Un giorno un mio amico si è cancellato da Facebook. Forse cancellare non è il termine corretto ma è quello che meglio rappresenta, nel mio rurale italiano dialettale, l’azione che annulla quella precedente. Il passaggio di un cancellino su una lavagna che scrive di te. Cancellino che nel mio rurale italiano dialettale si chiama cimosa, una di quelle parole che se ripetuta tante volte ti impiastra la bocca e rende il suono colloso e magmatico.
A me la parola cimosa, più che un cancellino, ricorda il muco di mare, una sorta di blob gelatinoso che mi capitava di trovare sulla battigia, da bambino. Da grande non lo trovo più. È sparito con la mia infanzia, insieme alla mamma del sole, su cui qualcuno ha scritto un romanzo che ho letto con curiosità, sperando mi spiegasse perché una palla di fuoco così grande avesse tante mamme così piccole. Niente, il mistero è rimasto, insieme al muco di mare e alla parola cimosa. Sono cose che fanno parte di te e di rado ti chiedi perché. Tipo perché mi sono iscritto su Facebook. Tipo perché quel mio amico si è cancellato. Io l’ho fatto per stare in contatto con gli amici lontani, dicevo. Poi per avere un comodo feed delle notizie, aggiungevo. Ora so che ci sono e basta, e scorro la Timeline con naturalità di gesto pari all’accensione di una sigaretta dopo il caffè, senza particolari scuse. È una sorta di ritrovo col mondo, un piccolo grande bar. Non mi preoccupo delle derive, se avrebbe senso rifletterci, se sia giusto e possibile andarsene. Quel mio amico ha solo detto: «basta, mi annoia. Lascio», ha passato la cimosa e nessun tipo dalle fattezze di Tom Hanks vestito come Steve Jobs gli ha chiesto perché dalla poltrona di un accogliente salotto. Il suo profilo è stato lì ad aspettarlo per un po’, come un cane abbandonato in strada che scodinzola ogni macchina che passa. Magari ci ripensa. Non l’ha fatto. È libero.
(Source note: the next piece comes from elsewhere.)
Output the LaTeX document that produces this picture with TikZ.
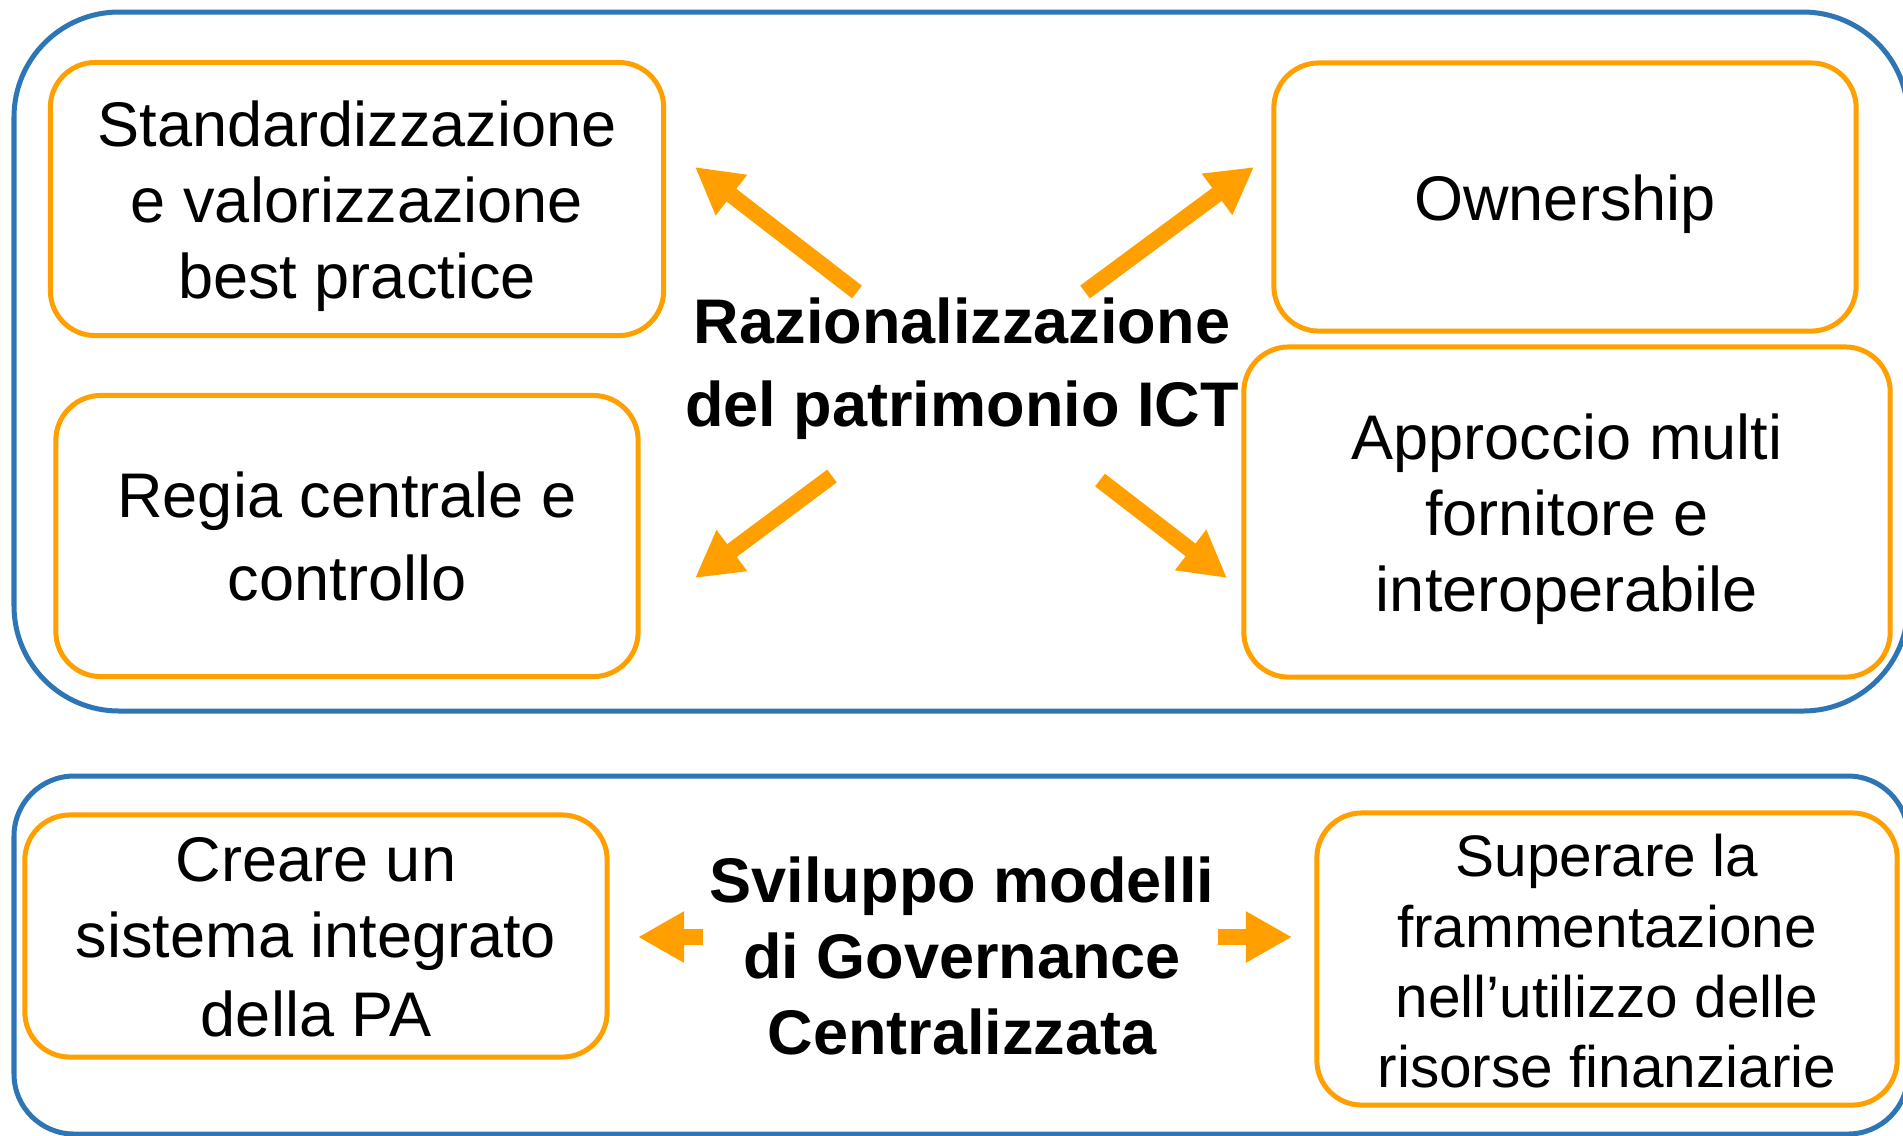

Un altro mio amico invece ci ha detto il perché in un lungo post, poi si è cancellato. Del resto è buona educazione salutare quando si va via. Anche lui non è stato richiamato da Steve Hanks, ma io ho subito pensato a una sorta di Leviatano digitale che lo perseguita nella vita di tutti i giorni, affinché torni nel recinto. Le sue azioni monitorate da droni e sguardi indiscreti, nascosti nel muco di mare e nel ventre della mamma del sole. E trasmesse dall’altre parte del mondo – e dall’altra parte dello schermo –, in una sala più chiassosa sudata ed eccitata di qualsiasi assemblea d’istituto pre-vacanze, dove giovani brillanti ne studiano le gesta divertiti e compiaciuti.
Sbadiglio. Penso che basterebbe alzare la mano, prendere parola. Dire con fare spavaldo: “Just Circle”, e con le dita della mano mimare il gesto dell’Ok. Perfetto. Liscio. Pulito. Un’uscita di scena alla Sean Parker in The Social Network e via, ci troveremmo tutti di colpo in un altro film.